Inoltre, il dittatore di Baku sta arricchendo l’arsenale di narrazioni anti-armene e anti-iraniane per avanzare ulteriormente il suo programma espansionistica. Al centro di ciò vi è oggi la grottesca fabbricazione di un cosiddetto “Azerbaigian occidentale”, una narrativa che disconosce apertamente l’integrità territoriale e la sovranità dell’Armenia. Questa è l’ennesima narrazione inventata dal regime di Aliyev per prolungare il suo dominio come dittatore egemone dell’Azerbaigian, che ha ereditato il potere dal suo defunto padre Heydar. Il termine “Azerbaigian occidentale” si riferisce audacemente al territorio armeno riconosciuto a livello internazionale, in ritorsione al termine Armenia occidentale, che designa un’area geografica concreta nell’attuale Turchia, un tempo casa di milioni di armeni massacrati durante il primo genocidio del ventesimo secolo. Inoltre, per prevenire il legittimo ritorno dei rifugiati armeni alla loro terra ancestrale in Artsakh, Aliyev ha persino iniziato a propagare la falsità di un numero immaginario di “cittadini azeri sfollati” che, secondo la sua tesi, dovrebbero essere autorizzati a tornare in quello che lui etichetta “Azerbaigian occidentale”.

Proteste a Yerevan (Armenia) per l'invasione azera in Artsakh, 20 settembre 2023 (Ansa)
Proteste a Yerevan (Armenia) per l’invasione azera in Artsakh, 20 settembre 2023 (Ansa)

L’Azerbaigian minaccia l’Armenia

Sotto questa cinica rivendicazione si cela un piano terroristico meticolosamente orchestrato, che prevede l’infiltrazione di agenti terroristici nella Repubblica d’Armenia per fomentare odio, incitare scontri interetnici con lo scopo di fabbricare giustificazioni per l’intervento delle forze armate azere sotto il pretesto di “proteggere i civili turco-azeri” presumibilmente oppressi dagli armeni nel cosiddetto “Azerbaigian occidentale”.
Aliyev usa la terminologia coniata da Putin.

In un confronto palesemente impari con una democrazia che supera l’Azerbaigian di centinaia di passi nei diritti umani e nelle libertà, il regime di Aliyev ha avuto l’audacia di invocare la “demilitarizzazione e denazificazione” dell’Armenia. Questo mentre lo stesso Azerbaigian accumula armi d’assalto da Israele, Pakistan, Bielorussia e altri stati apertamente anti-armeni. Appropriandosi della stessa retorica incendiaria usata da Putin prima della sua invasione dell’Ucraina, Aliyev minaccia ora un altro attacco contro il territorio sovrano della democratica Armenia. Secondo le sue richieste, l’Armenia dovrebbe restituire tutte le armi acquistate, modificare la propria costituzione, bloccare la missione civile dell’Ue in Armenia e ritirare le denunce internazionali presentate contro l’Azerbaigian dopo la guerra del 2020 – tutto ciò nel tentativo di legittimare la pulizia etnica e il massacro sistematico degli armeni tra il 2020 e il 2023 e per aprire la strada a nuove aggressioni.
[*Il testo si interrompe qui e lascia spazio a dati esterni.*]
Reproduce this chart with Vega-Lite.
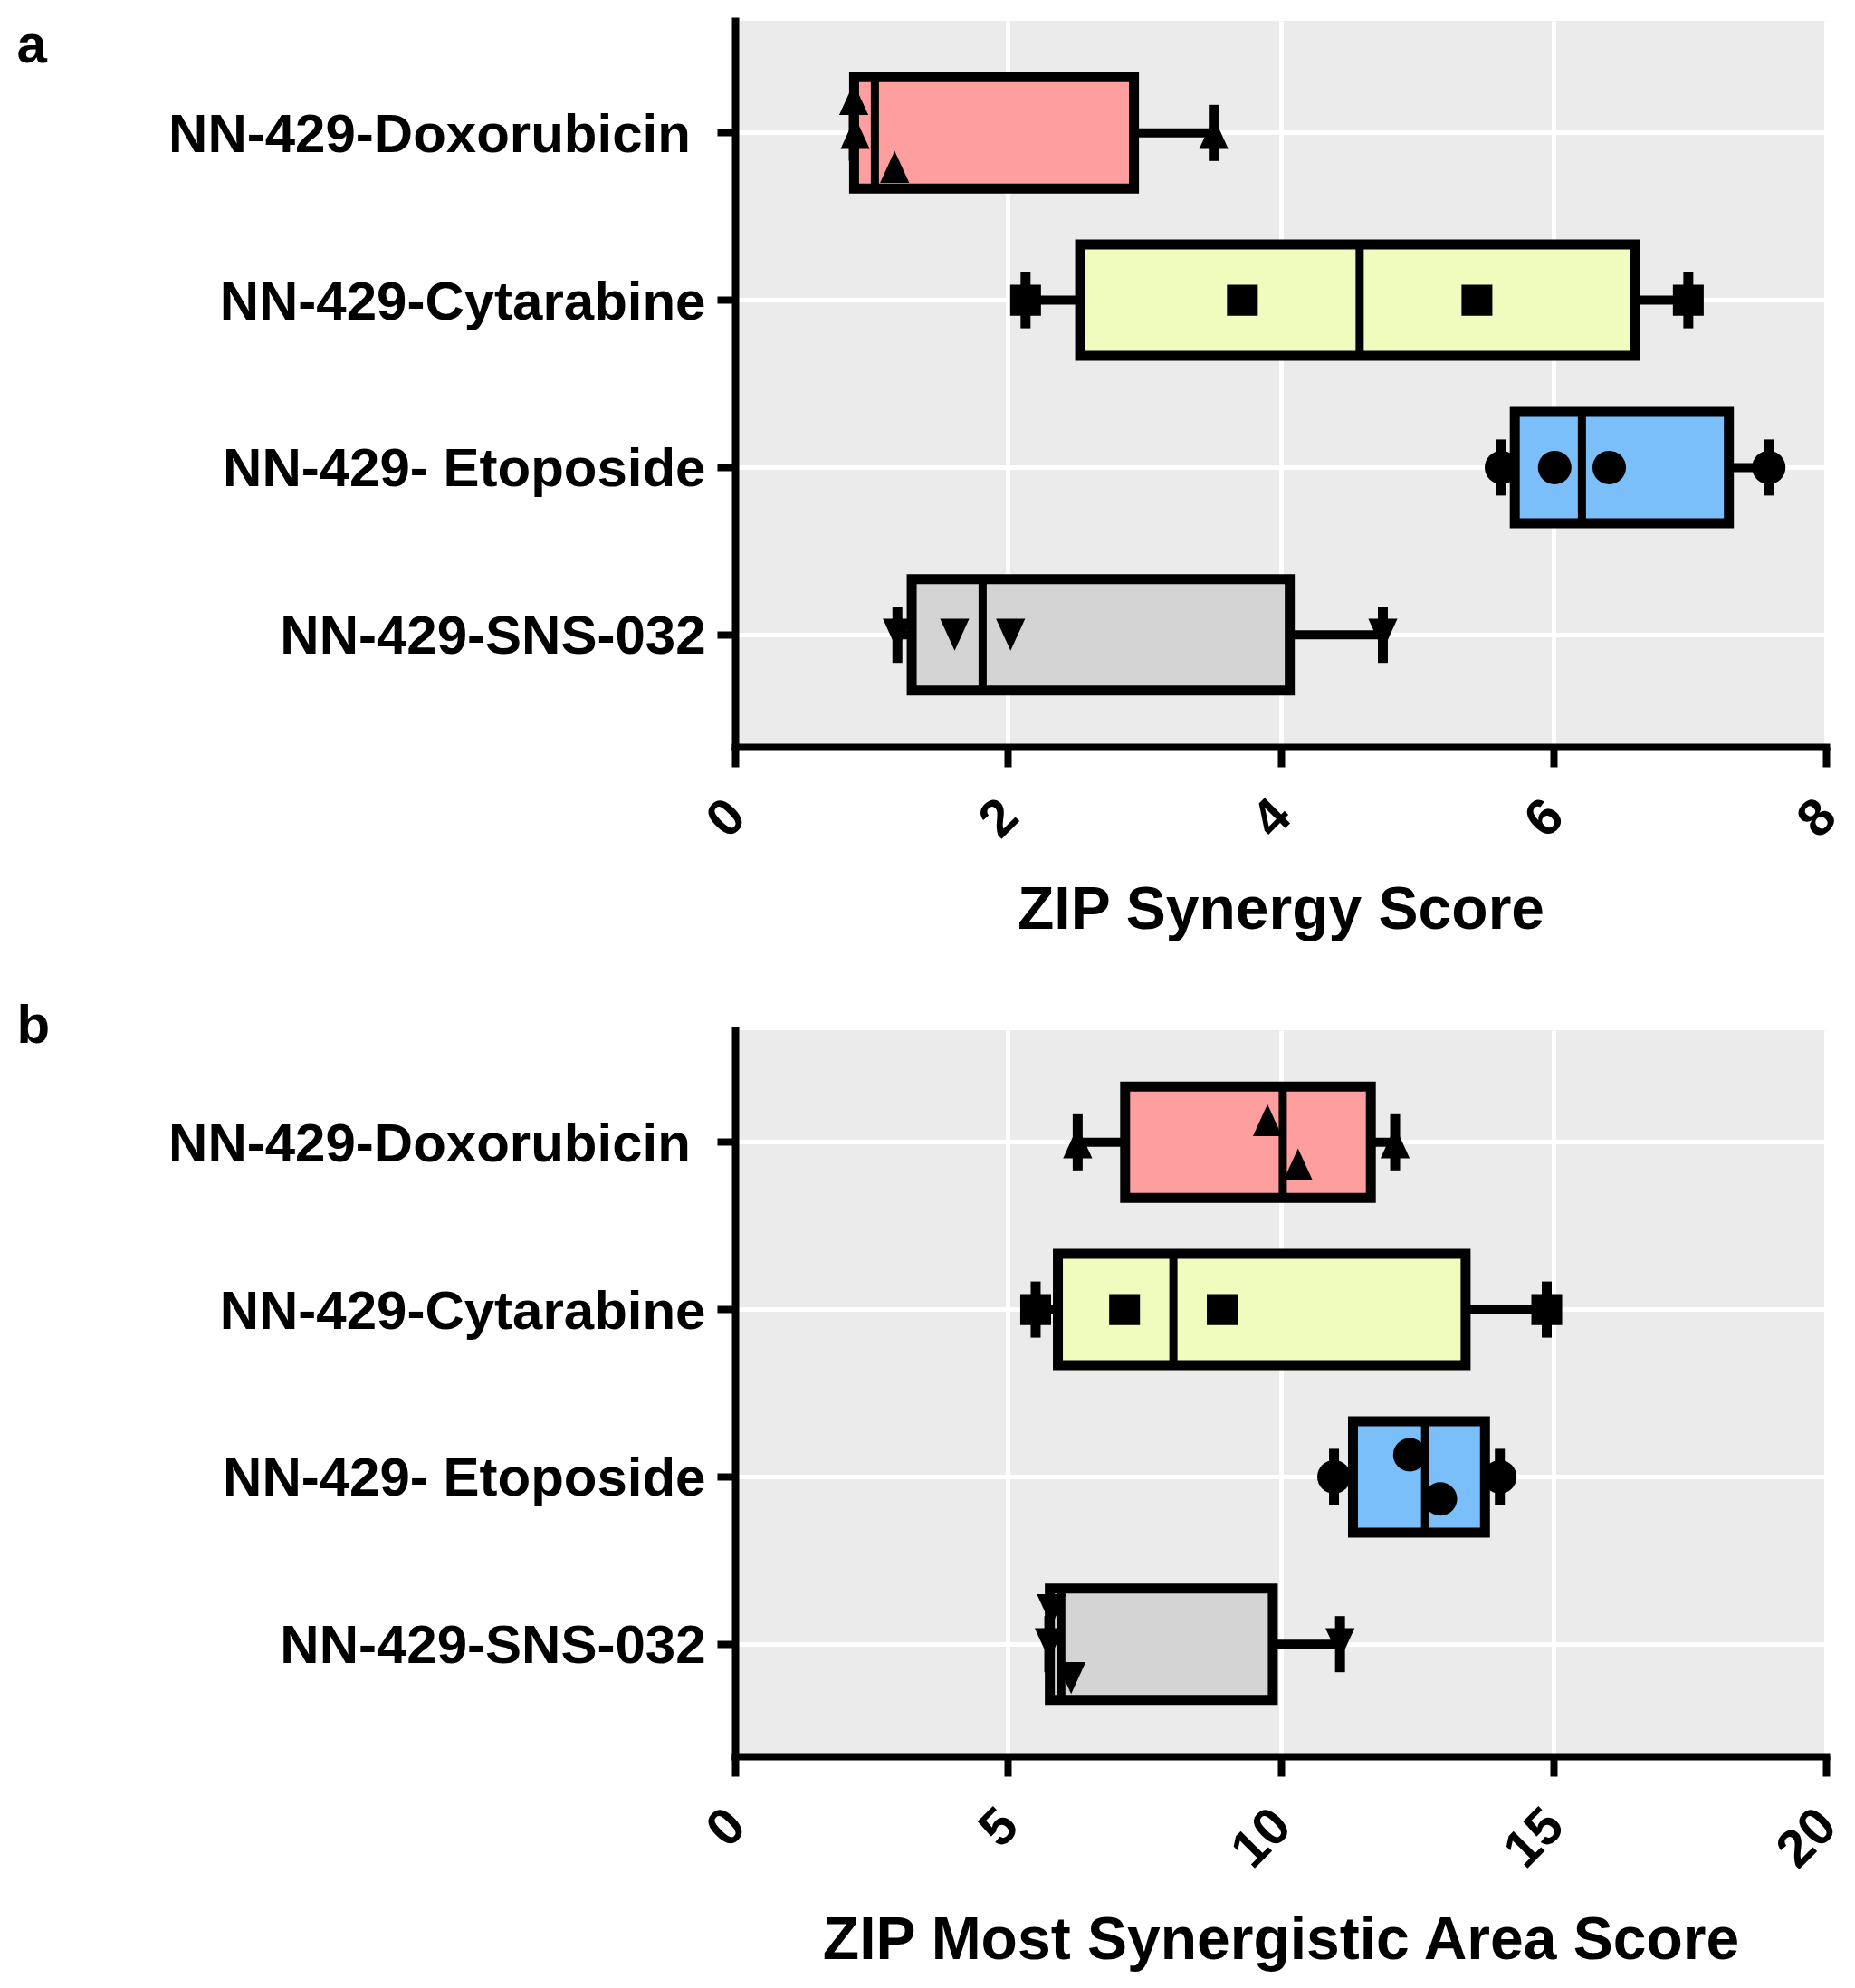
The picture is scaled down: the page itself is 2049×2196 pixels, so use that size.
{
  "$schema": "https://vega.github.io/schema/vega-lite/v6.json",
  "background": "white",
  "padding": {"left": 18, "top": 20, "right": 10, "bottom": 10},
  "bounds": "flush",
  "spacing": 313,
  "config": {
    "font": "Liberation Sans",
    "view": {"fill": "#EBEBEB", "stroke": null},
    "axis": {
      "domainColor": "black", "domainWidth": 8, "domainCap": "square",
      "tickColor": "black", "tickWidth": 8, "tickSize": 20,
      "gridColor": "white", "gridWidth": 5, "grid": true,
      "labelColor": "black", "labelFont": "Liberation Sans", "labelFontWeight": "bold", "labelLimit": 0,
      "titleColor": "black", "titleFont": "Liberation Sans", "titleFontWeight": "bold"
    },
    "axisX": {
      "labelFontSize": 58, "labelAngle": -45, "labelAlign": "right", "labelBaseline": "middle",
      "labelPadding": 46, "labelOffset": 2, "tickSize": 22, "titleFontSize": 66, "titlePadding": 37,
      "labelFlush": false, "labelOverlap": false, "format": "d"
    },
    "axisY": {
      "labelFontSize": 60, "labelPadding": 13, "labelOffset": 3, "tickBand": "center",
      "titleFontSize": 60, "titleAngle": 0, "titleAlign": "left", "titleBaseline": "top",
      "titleX": -794
    }
  },
  "datasets": {
    "summA": [
      {"drug": "NN-429-Doxorubicin\u00a0\u200b", "min": 0.87, "q1": 0.8725, "median": 1.025, "q3": 2.925, "max": 3.51},
      {"drug": "NN-429-Cytarabine", "min": 2.13, "q1": 2.53, "median": 4.58, "q3": 6.6025, "max": 6.99},
      {"drug": "NN-429- Etoposide", "min": 5.62, "q1": 5.7175, "median": 6.21, "q3": 7.2875, "max": 7.58},
      {"drug": "NN-429-SNS-032", "min": 1.19, "q1": 1.295, "median": 1.815, "q3": 4.0675, "max": 4.75}
    ],
    "ptsA": [
      {"drug": "NN-429-Doxorubicin\u00a0\u200b", "value": 0.87, "lane": -1},
      {"drug": "NN-429-Doxorubicin\u00a0\u200b", "value": 0.88, "lane": 0},
      {"drug": "NN-429-Doxorubicin\u00a0\u200b", "value": 1.17, "lane": 1},
      {"drug": "NN-429-Doxorubicin\u00a0\u200b", "value": 3.51, "lane": 0},
      {"drug": "NN-429-Cytarabine", "value": 2.13, "lane": 0},
      {"drug": "NN-429-Cytarabine", "value": 3.72, "lane": 0},
      {"drug": "NN-429-Cytarabine", "value": 5.44, "lane": 0},
      {"drug": "NN-429-Cytarabine", "value": 6.99, "lane": 0},
      {"drug": "NN-429- Etoposide", "value": 5.62, "lane": 0},
      {"drug": "NN-429- Etoposide", "value": 6.01, "lane": 0},
      {"drug": "NN-429- Etoposide", "value": 6.41, "lane": 0},
      {"drug": "NN-429- Etoposide", "value": 7.58, "lane": 0},
      {"drug": "NN-429-SNS-032", "value": 1.19, "lane": 0},
      {"drug": "NN-429-SNS-032", "value": 1.61, "lane": 0},
      {"drug": "NN-429-SNS-032", "value": 2.02, "lane": 0},
      {"drug": "NN-429-SNS-032", "value": 4.75, "lane": 0}
    ],
    "summB": [
      {"drug": "NN-429-Doxorubicin\u00a0\u200b", "min": 6.28, "q1": 7.15, "median": 10.04, "q3": 11.655, "max": 12.1},
      {"drug": "NN-429-Cytarabine", "min": 5.51, "q1": 5.9175, "median": 8.035, "q3": 13.3925, "max": 14.88},
      {"drug": "NN-429- Etoposide", "min": 10.98, "q1": 11.3275, "median": 12.65, "q3": 13.7475, "max": 14.02},
      {"drug": "NN-429-SNS-032", "min": 5.76, "q1": 5.77, "median": 5.98, "q3": 9.8575, "max": 11.09}
    ],
    "ptsB": [
      {"drug": "NN-429-Doxorubicin\u00a0\u200b", "value": 6.28, "lane": 0},
      {"drug": "NN-429-Doxorubicin\u00a0\u200b", "value": 9.76, "lane": -0.65},
      {"drug": "NN-429-Doxorubicin\u00a0\u200b", "value": 10.32, "lane": 0.65},
      {"drug": "NN-429-Doxorubicin\u00a0\u200b", "value": 12.1, "lane": 0},
      {"drug": "NN-429-Cytarabine", "value": 5.51, "lane": 0},
      {"drug": "NN-429-Cytarabine", "value": 7.14, "lane": 0},
      {"drug": "NN-429-Cytarabine", "value": 8.93, "lane": 0},
      {"drug": "NN-429-Cytarabine", "value": 14.88, "lane": 0},
      {"drug": "NN-429- Etoposide", "value": 10.98, "lane": 0},
      {"drug": "NN-429- Etoposide", "value": 12.37, "lane": -0.65},
      {"drug": "NN-429- Etoposide", "value": 12.93, "lane": 0.65},
      {"drug": "NN-429- Etoposide", "value": 14.02, "lane": 0},
      {"drug": "NN-429-SNS-032", "value": 5.76, "lane": 0},
      {"drug": "NN-429-SNS-032", "value": 5.8, "lane": -1},
      {"drug": "NN-429-SNS-032", "value": 6.16, "lane": 1},
      {"drug": "NN-429-SNS-032", "value": 11.09, "lane": 0}
    ]
  },
  "vconcat": [
    {
      "width": 1205,
      "height": 802,
      "encoding": {
        "y": {
          "field": "drug", "type": "nominal", "title": "a",
          "scale": {"domain": ["NN-429-Doxorubicin\u00a0\u200b", "NN-429-Cytarabine", "NN-429- Etoposide", "NN-429-SNS-032"], "paddingInner": 0, "paddingOuter": 0.17},
          "axis": {"titleY": -2}
        }
      },
      "layer": [
        {
          "data": {"name": "summA"},
          "mark": {"type": "rule", "stroke": "black", "strokeWidth": 10},
          "encoding": {
            "x": {"field": "min", "type": "quantitative", "title": "ZIP Synergy Score", "scale": {"domain": [0, 8], "nice": false}, "axis": {"values": [0, 2, 4, 6, 8]}},
            "x2": {"field": "max"}
          }
        },
        {
          "data": {"name": "summA"},
          "mark": {"type": "tick", "color": "black", "size": 62, "thickness": 11, "opacity": 1},
          "encoding": {"x": {"field": "min", "type": "quantitative", "title": "ZIP Synergy Score"}}
        },
        {
          "data": {"name": "summA"},
          "mark": {"type": "tick", "color": "black", "size": 62, "thickness": 11, "opacity": 1},
          "encoding": {"x": {"field": "max", "type": "quantitative", "title": "ZIP Synergy Score"}}
        },
        {
          "data": {"name": "summA"},
          "mark": {"type": "bar", "size": 123, "stroke": "black", "strokeWidth": 11},
          "encoding": {
            "x": {"field": "q1", "type": "quantitative", "title": "ZIP Synergy Score"},
            "x2": {"field": "q3"},
            "fill": {"field": "drug", "type": "nominal", "legend": null,
              "scale": {"domain": ["NN-429-Doxorubicin\u00a0\u200b", "NN-429-Cytarabine", "NN-429- Etoposide", "NN-429-SNS-032"], "range": ["#FF9E9E", "#F0FCBE", "#7ABEFA", "#D4D4D4"]}}
          }
        },
        {
          "data": {"name": "summA"},
          "mark": {"type": "tick", "color": "black", "size": 123, "thickness": 9, "opacity": 1},
          "encoding": {"x": {"field": "median", "type": "quantitative", "title": "ZIP Synergy Score"}}
        },
        {
          "data": {"name": "ptsA"},
          "mark": {"type": "point", "filled": true, "color": "black", "opacity": 1, "size": 1369, "strokeWidth": 0},
          "encoding": {
            "x": {"field": "value", "type": "quantitative", "title": "ZIP Synergy Score"},
            "yOffset": {"field": "lane", "type": "quantitative", "scale": {"domain": [-1, 1], "range": [54.9, 129.9]}},
            "shape": {"field": "drug", "type": "nominal", "legend": null,
              "scale": {"domain": ["NN-429-Doxorubicin\u00a0\u200b", "NN-429-Cytarabine", "NN-429- Etoposide", "NN-429-SNS-032"],
                "range": ["M0,-0.95L0.87,0.95L-0.87,0.95Z", "M-0.92,-0.92L0.92,-0.92L0.92,0.92L-0.92,0.92Z", "circle", "M0,0.95L0.87,-0.95L-0.87,-0.95Z"]}}
          }
        }
      ]
    },
    {
      "width": 1205,
      "height": 802,
      "encoding": {
        "y": {
          "field": "drug", "type": "nominal", "title": "b",
          "scale": {"domain": ["NN-429-Doxorubicin\u00a0\u200b", "NN-429-Cytarabine", "NN-429- Etoposide", "NN-429-SNS-032"], "paddingInner": 0, "paddingOuter": 0.17},
          "axis": {"titleY": -34}
        }
      },
      "layer": [
        {
          "data": {"name": "summB"},
          "mark": {"type": "rule", "stroke": "black", "strokeWidth": 10},
          "encoding": {
            "x": {"field": "min", "type": "quantitative", "title": "ZIP Most Synergistic Area Score", "scale": {"domain": [0, 20], "nice": false}, "axis": {"values": [0, 5, 10, 15, 20]}},
            "x2": {"field": "max"}
          }
        },
        {
          "data": {"name": "summB"},
          "mark": {"type": "tick", "color": "black", "size": 62, "thickness": 11, "opacity": 1},
          "encoding": {"x": {"field": "min", "type": "quantitative", "title": "ZIP Most Synergistic Area Score"}}
        },
        {
          "data": {"name": "summB"},
          "mark": {"type": "tick", "color": "black", "size": 62, "thickness": 11, "opacity": 1},
          "encoding": {"x": {"field": "max", "type": "quantitative", "title": "ZIP Most Synergistic Area Score"}}
        },
        {
          "data": {"name": "summB"},
          "mark": {"type": "bar", "size": 123, "stroke": "black", "strokeWidth": 11},
          "encoding": {
            "x": {"field": "q1", "type": "quantitative", "title": "ZIP Most Synergistic Area Score"},
            "x2": {"field": "q3"},
            "fill": {"field": "drug", "type": "nominal", "legend": null,
              "scale": {"domain": ["NN-429-Doxorubicin\u00a0\u200b", "NN-429-Cytarabine", "NN-429- Etoposide", "NN-429-SNS-032"], "range": ["#FF9E9E", "#F0FCBE", "#7ABEFA", "#D4D4D4"]}}
          }
        },
        {
          "data": {"name": "summB"},
          "mark": {"type": "tick", "color": "black", "size": 123, "thickness": 9, "opacity": 1},
          "encoding": {"x": {"field": "median", "type": "quantitative", "title": "ZIP Most Synergistic Area Score"}}
        },
        {
          "data": {"name": "ptsB"},
          "mark": {"type": "point", "filled": true, "color": "black", "opacity": 1, "size": 1369, "strokeWidth": 0},
          "encoding": {
            "x": {"field": "value", "type": "quantitative", "title": "ZIP Most Synergistic Area Score"},
            "yOffset": {"field": "lane", "type": "quantitative", "scale": {"domain": [-1, 1], "range": [54.9, 129.9]}},
            "shape": {"field": "drug", "type": "nominal", "legend": null,
              "scale": {"domain": ["NN-429-Doxorubicin\u00a0\u200b", "NN-429-Cytarabine", "NN-429- Etoposide", "NN-429-SNS-032"],
                "range": ["M0,-0.95L0.87,0.95L-0.87,0.95Z", "M-0.92,-0.92L0.92,-0.92L0.92,0.92L-0.92,0.92Z", "circle", "M0,0.95L0.87,-0.95L-0.87,-0.95Z"]}}
          }
        }
      ]
    }
  ]
}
In sostanza, la dittatura fascista neo-ottomana sta incessantemente progettando nuove strategie per lanciare una nuova guerra contro l’Armenia, con l’obiettivo finale del suo completo annientamento.

Leggi anche

Uno sguardo dall’interno

A conclusione, citiamo le potenti parole della giornalista azera Nurlana Khalil, membro dei media d’opposizione che, per le sue opinioni politiche dissenzienti, subisce minacce di morte dalla macchina repressiva della dittatura di Aliyev. Rispondendo alla retorica bellicosa incessante del dittatore contro l’Armenia, Khalil afferma con precisione: «Guardate questo dittatore miserabile dell’#Azerbaigian #Aliyev, il cane di #Putin, che arresta giornalisti, accademici, attivisti, persino cittadini europei venuti in Azerbaigian. Usa la tortura contro i prigionieri, ruba miliardi dal bilancio statale, mentre il popolo vive in povertà».

Nel frattempo, le nazioni europee continuano ad armare una dittatura che definisce la prima nazione cristiana “fascista” e il “dittatore miserabile” si prepara apertamente a lanciare un nuovo attacco per conquistare ulteriori territori della Repubblica d’Armenia. È evidente che questa complicità ipocrita mina i principi di democrazia e diritti umani che tali nazioni europee dichiarano di sostenere.